▶ **SHORT EXERCISE**: Return each line of the listing below, unchanged, and omit the images.

▶ **RAW DATA**:

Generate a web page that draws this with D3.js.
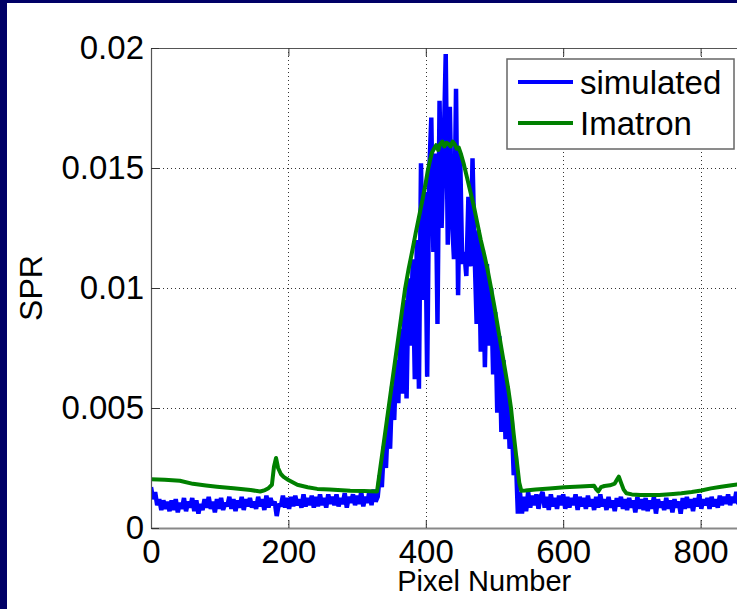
<!DOCTYPE html>
<html><head><meta charset="utf-8">
<script src="https://cdn.jsdelivr.net/npm/d3@7/dist/d3.min.js"></script>
<style>
body{margin:0;background:#fff}
svg{display:block}
text{font-family:"Liberation Sans",Arial,Helvetica,sans-serif;fill:#000}
</style>
</head><body>
<svg id="c" width="737" height="609"></svg>
<script>
// ---------------- data ----------------
const xTicks = [0, 200, 400, 600, 800];
const yTicks = [0, 0.005, 0.01, 0.015, 0.02];
const yTickLabels = ["0", "0.005", "0.01", "0.015", "0.02"];
const seriesNames = ["simulated", "Imatron"];
const xLabel = "Pixel Number";
const yLabel = "SPR";

// simulated SPR (x 1e-5), one value every 3 pixel numbers starting at 0
const simStep = 3;
const simulated = [
  170,120,150,95,120,75,115,80,110,70,
  115,75,120,65,105,80,125,70,110,85,
  125,70,115,60,100,75,120,85,130,80,
  110,65,120,80,125,75,105,90,130,80,
  120,70,115,85,130,75,120,90,125,85,
  110,80,130,90,120,75,135,85,125,95,
  110,50,100,90,135,85,125,80,130,90,
  135,95,120,85,140,90,125,95,135,85,
  130,90,140,95,125,85,140,100,130,95,
  140,90,125,100,145,85,130,105,140,95,
  135,100,150,90,130,105,155,95,160,110,
  130,220,170,340,250,460,330,590,450,700,
  520,830,560,950,540,1040,760,1120,620,1200,
  580,1520,950,1400,630,1480,1710,1150,1560,850,
  1780,1250,1580,1975,1180,1755,1300,1120,1830,970,
  1560,1100,1150,1050,1380,1090,1540,1150,850,1240,
  735,1160,670,1100,760,1000,640,900,480,800,
  400,700,370,590,330,460,220,300,60,150,
  60,130,70,150,85,135,95,140,80,130,
  150,85,130,75,140,90,125,80,135,95,
  140,80,130,85,125,95,140,75,130,90,
  125,80,135,90,120,75,130,85,140,90,
  120,75,130,85,115,70,125,90,130,80,
  120,75,125,85,115,65,130,80,120,75,
  125,70,115,80,130,60,120,85,110,75,
  125,80,115,65,120,85,110,60,125,80,
  130,85,120,70,125,90,140,80,120,95,
  125,80,130,90,120,85,135,95,130,100,
  140,95,130,105,150,100,140,150
];

// Imatron SPR (x 1e-5)
const imatronX = [0,20,42,61,80,96,120,145,159,166,171,176,179,182,185,189,193,200,213,228,242,260,290,310,329,
  333,337,341,345,350,355,360,365,370,375,380,385,390,395,400,403,406,409,412,415,418,421,424,427,430,433,436,439,442,445,448,
  451,455,460,465,470,475,480,485,490,495,500,505,510,515,520,524,528,532,536,539,
  545,560,580,602,625,645,648,651,655,660,668,675,679,681,684,688,692,700,712,724,740,760,772,787,801,815,830,845,856];
const imatronY = [203,201,197,184,177,172,166,158,152,158,166,180,255,292,250,225,213,200,180,170,163,160,155,154,152,
  235,318,400,483,587,690,793,897,1000,1080,1150,1225,1295,1365,1440,1490,1530,1565,1580,1595,1575,1600,1610,1590,1605,1600,1590,1610,1600,1580,1585,
  1560,1520,1460,1400,1340,1270,1200,1140,1075,1000,920,835,750,665,580,500,390,290,190,155,
  156,160,165,170,173,176,162,152,170,175,178,185,205,214,190,160,145,140,138,137,138,142,145,150,156,165,172,178,183];

// ---------------- drawing ----------------
const svg = d3.select("#c");
const scale = 1e-5;
const L = 151, T = 48, B = 528;
const xMax = 970;
const x = d3.scaleLinear().domain([0, xMax]).range([L, L + 0.687 * xMax]);
const R = x(xMax);
const y = d3.scaleLinear().domain([0, 0.02]).range([B, T]);

// frame
svg.append("rect").attr("width", 737).attr("height", 609).attr("fill", "#000066");
svg.append("rect").attr("x", 7).attr("y", 3).attr("width", 730).attr("height", 606).attr("fill", "#fff");

// grid
const grid = svg.append("g").attr("stroke", "#333").attr("stroke-width", 1).attr("stroke-dasharray", "1,3");
grid.selectAll("line.v").data(xTicks.filter(d => d > 0)).join("line")
  .attr("x1", d => Math.round(x(d)) + 0.5).attr("x2", d => Math.round(x(d)) + 0.5)
  .attr("y1", T).attr("y2", B);
grid.selectAll("line.h").data(yTicks.filter(d => d > 0 && d < 0.02)).join("line")
  .attr("y1", d => Math.round(y(d)) + 0.5).attr("y2", d => Math.round(y(d)) + 0.5)
  .attr("x1", L).attr("x2", R);

// data
svg.append("defs").append("clipPath").attr("id", "clip")
  .append("rect").attr("x", L).attr("y", T).attr("width", R - L).attr("height", B - T);
const line = d3.line().x(d => x(d[0])).y(d => y(d[1]));
const simData = simulated.map((v, i) => [i * simStep, v * scale]);
const imaData = imatronX.map((v, i) => [v, imatronY[i] * scale]);
const dg = svg.append("g").attr("clip-path", "url(#clip)");
dg.append("path").datum(simData).attr("d", line).attr("fill", "none")
  .attr("stroke", "#0000ff").attr("stroke-width", 4.5).attr("stroke-linejoin", "miter").attr("stroke-miterlimit", 2);
dg.append("path").datum(imaData).attr("d", line).attr("fill", "none")
  .attr("stroke", "#008000").attr("stroke-width", 4).attr("stroke-linejoin", "round");

// axes
const fs = 33;
const gx = svg.append("g").attr("transform", `translate(0,${B})`)
  .call(d3.axisBottom(x).tickValues(xTicks).tickFormat(d3.format("d")).tickSizeInner(-8).tickSizeOuter(0).tickPadding(12));
const gxt = svg.append("g").attr("transform", `translate(0,${T})`)
  .call(d3.axisTop(x).tickValues(xTicks).tickFormat("").tickSizeInner(-8).tickSizeOuter(0));
const gy = svg.append("g").attr("transform", `translate(${L},0)`)
  .call(d3.axisLeft(y).tickValues(yTicks).tickFormat((d, i) => yTickLabels[i]).tickSizeInner(-8).tickSizeOuter(0).tickPadding(7));
[gx, gxt, gy].forEach(g => {
  g.selectAll("text").attr("font-size", fs).attr("font-family", '"Liberation Sans",Arial,sans-serif').attr("fill", "#000");
  g.selectAll(".tick line").attr("stroke", "#333");
  g.select(".domain").attr("stroke", "#555").attr("stroke-width", 1.2);
});
gx.select(".domain").attr("stroke", "#888").attr("stroke-width", 2);

// axis labels
svg.append("text").attr("x", (L + R) / 2).attr("y", 591).attr("text-anchor", "middle")
  .attr("font-size", 29).text(xLabel);
svg.append("text").attr("transform", `translate(42,${(T + B) / 2}) rotate(-90)`).attr("text-anchor", "middle")
  .attr("font-size", 32).text(yLabel);

// legend
const lg = svg.append("g");
lg.append("rect").attr("x", 507).attr("y", 59).attr("width", 227).attr("height", 90)
  .attr("fill", "#fff").attr("stroke", "#666").attr("stroke-width", 1.5);
const colors = ["#0000ff", "#008000"];
seriesNames.forEach((n, i) => {
  const yy = 82 + i * 41;
  lg.append("line").attr("x1", 518).attr("x2", 573).attr("y1", yy).attr("y2", yy)
    .attr("stroke", colors[i]).attr("stroke-width", 4);
  lg.append("text").attr("x", 580).attr("y", yy + 12).attr("font-size", 33).text(n);
});
</script>
</body></html>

▶ **RESULT OF THE EXERCISE**:
Generate a web page that draws this with D3.js.
<!DOCTYPE html>
<html><head><meta charset="utf-8">
<script src="https://cdn.jsdelivr.net/npm/d3@7/dist/d3.min.js"></script>
<style>
body{margin:0;background:#fff}
svg{display:block}
text{font-family:"Liberation Sans",Arial,Helvetica,sans-serif;fill:#000}
</style>
</head><body>
<svg id="c" width="737" height="609"></svg>
<script>
// ---------------- data ----------------
const xTicks = [0, 200, 400, 600, 800];
const yTicks = [0, 0.005, 0.01, 0.015, 0.02];
const yTickLabels = ["0", "0.005", "0.01", "0.015", "0.02"];
const seriesNames = ["simulated", "Imatron"];
const xLabel = "Pixel Number";
const yLabel = "SPR";

// simulated SPR (x 1e-5), one value every 3 pixel numbers starting at 0
const simStep = 3;
const simulated = [
  170,120,150,95,120,75,115,80,110,70,
  115,75,120,65,105,80,125,70,110,85,
  125,70,115,60,100,75,120,85,130,80,
  110,65,120,80,125,75,105,90,130,80,
  120,70,115,85,130,75,120,90,125,85,
  110,80,130,90,120,75,135,85,125,95,
  110,50,100,90,135,85,125,80,130,90,
  135,95,120,85,140,90,125,95,135,85,
  130,90,140,95,125,85,140,100,130,95,
  140,90,125,100,145,85,130,105,140,95,
  135,100,150,90,130,105,155,95,160,110,
  130,220,170,340,250,460,330,590,450,700,
  520,830,560,950,540,1040,760,1120,620,1200,
  580,1520,950,1400,630,1480,1710,1150,1560,850,
  1780,1250,1580,1975,1180,1755,1300,1120,1830,970,
  1560,1100,1150,1050,1380,1090,1540,1150,850,1240,
  735,1160,670,1100,760,1000,640,900,480,800,
  400,700,370,590,330,460,220,300,60,150,
  60,130,70,150,85,135,95,140,80,130,
  150,85,130,75,140,90,125,80,135,95,
  140,80,130,85,125,95,140,75,130,90,
  125,80,135,90,120,75,130,85,140,90,
  120,75,130,85,115,70,125,90,130,80,
  120,75,125,85,115,65,130,80,120,75,
  125,70,115,80,130,60,120,85,110,75,
  125,80,115,65,120,85,110,60,125,80,
  130,85,120,70,125,90,140,80,120,95,
  125,80,130,90,120,85,135,95,130,100,
  140,95,130,105,150,100,140,150
];

// Imatron SPR (x 1e-5)
const imatronX = [0,20,42,61,80,96,120,145,159,166,171,176,179,182,185,189,193,200,213,228,242,260,290,310,329,
  333,337,341,345,350,355,360,365,370,375,380,385,390,395,400,403,406,409,412,415,418,421,424,427,430,433,436,439,442,445,448,
  451,455,460,465,470,475,480,485,490,495,500,505,510,515,520,524,528,532,536,539,
  545,560,580,602,625,645,648,651,655,660,668,675,679,681,684,688,692,700,712,724,740,760,772,787,801,815,830,845,856];
const imatronY = [203,201,197,184,177,172,166,158,152,158,166,180,255,292,250,225,213,200,180,170,163,160,155,154,152,
  235,318,400,483,587,690,793,897,1000,1080,1150,1225,1295,1365,1440,1490,1530,1565,1580,1595,1575,1600,1610,1590,1605,1600,1590,1610,1600,1580,1585,
  1560,1520,1460,1400,1340,1270,1200,1140,1075,1000,920,835,750,665,580,500,390,290,190,155,
  156,160,165,170,173,176,162,152,170,175,178,185,205,214,190,160,145,140,138,137,138,142,145,150,156,165,172,178,183];

// ---------------- drawing ----------------
const svg = d3.select("#c");
const scale = 1e-5;
const L = 151, T = 48, B = 528;
const xMax = 970;
const x = d3.scaleLinear().domain([0, xMax]).range([L, L + 0.687 * xMax]);
const R = x(xMax);
const y = d3.scaleLinear().domain([0, 0.02]).range([B, T]);

// frame
svg.append("rect").attr("width", 737).attr("height", 609).attr("fill", "#000066");
svg.append("rect").attr("x", 7).attr("y", 3).attr("width", 730).attr("height", 606).attr("fill", "#fff");

// grid
const grid = svg.append("g").attr("stroke", "#333").attr("stroke-width", 1).attr("stroke-dasharray", "1,3");
grid.selectAll("line.v").data(xTicks.filter(d => d > 0)).join("line")
  .attr("x1", d => Math.round(x(d)) + 0.5).attr("x2", d => Math.round(x(d)) + 0.5)
  .attr("y1", T).attr("y2", B);
grid.selectAll("line.h").data(yTicks.filter(d => d > 0 && d < 0.02)).join("line")
  .attr("y1", d => Math.round(y(d)) + 0.5).attr("y2", d => Math.round(y(d)) + 0.5)
  .attr("x1", L).attr("x2", R);

// data
svg.append("defs").append("clipPath").attr("id", "clip")
  .append("rect").attr("x", L).attr("y", T).attr("width", R - L).attr("height", B - T);
const line = d3.line().x(d => x(d[0])).y(d => y(d[1]));
const simData = simulated.map((v, i) => [i * simStep, v * scale]);
const imaData = imatronX.map((v, i) => [v, imatronY[i] * scale]);
const dg = svg.append("g").attr("clip-path", "url(#clip)");
dg.append("path").datum(simData).attr("d", line).attr("fill", "none")
  .attr("stroke", "#0000ff").attr("stroke-width", 4.5).attr("stroke-linejoin", "miter").attr("stroke-miterlimit", 2);
dg.append("path").datum(imaData).attr("d", line).attr("fill", "none")
  .attr("stroke", "#008000").attr("stroke-width", 4).attr("stroke-linejoin", "round");

// axes
const fs = 33;
const gx = svg.append("g").attr("transform", `translate(0,${B})`)
  .call(d3.axisBottom(x).tickValues(xTicks).tickFormat(d3.format("d")).tickSizeInner(-8).tickSizeOuter(0).tickPadding(12));
const gxt = svg.append("g").attr("transform", `translate(0,${T})`)
  .call(d3.axisTop(x).tickValues(xTicks).tickFormat("").tickSizeInner(-8).tickSizeOuter(0));
const gy = svg.append("g").attr("transform", `translate(${L},0)`)
  .call(d3.axisLeft(y).tickValues(yTicks).tickFormat((d, i) => yTickLabels[i]).tickSizeInner(-8).tickSizeOuter(0).tickPadding(7));
[gx, gxt, gy].forEach(g => {
  g.selectAll("text").attr("font-size", fs).attr("font-family", '"Liberation Sans",Arial,sans-serif').attr("fill", "#000");
  g.selectAll(".tick line").attr("stroke", "#333");
  g.select(".domain").attr("stroke", "#555").attr("stroke-width", 1.2);
});
gx.select(".domain").attr("stroke", "#888").attr("stroke-width", 2);

// axis labels
svg.append("text").attr("x", (L + R) / 2).attr("y", 591).attr("text-anchor", "middle")
  .attr("font-size", 29).text(xLabel);
svg.append("text").attr("transform", `translate(42,${(T + B) / 2}) rotate(-90)`).attr("text-anchor", "middle")
  .attr("font-size", 32).text(yLabel);

// legend
const lg = svg.append("g");
lg.append("rect").attr("x", 507).attr("y", 59).attr("width", 227).attr("height", 90)
  .attr("fill", "#fff").attr("stroke", "#666").attr("stroke-width", 1.5);
const colors = ["#0000ff", "#008000"];
seriesNames.forEach((n, i) => {
  const yy = 82 + i * 41;
  lg.append("line").attr("x1", 518).attr("x2", 573).attr("y1", yy).attr("y2", yy)
    .attr("stroke", colors[i]).attr("stroke-width", 4);
  lg.append("text").attr("x", 580).attr("y", yy + 12).attr("font-size", 33).text(n);
});
</script>
</body></html>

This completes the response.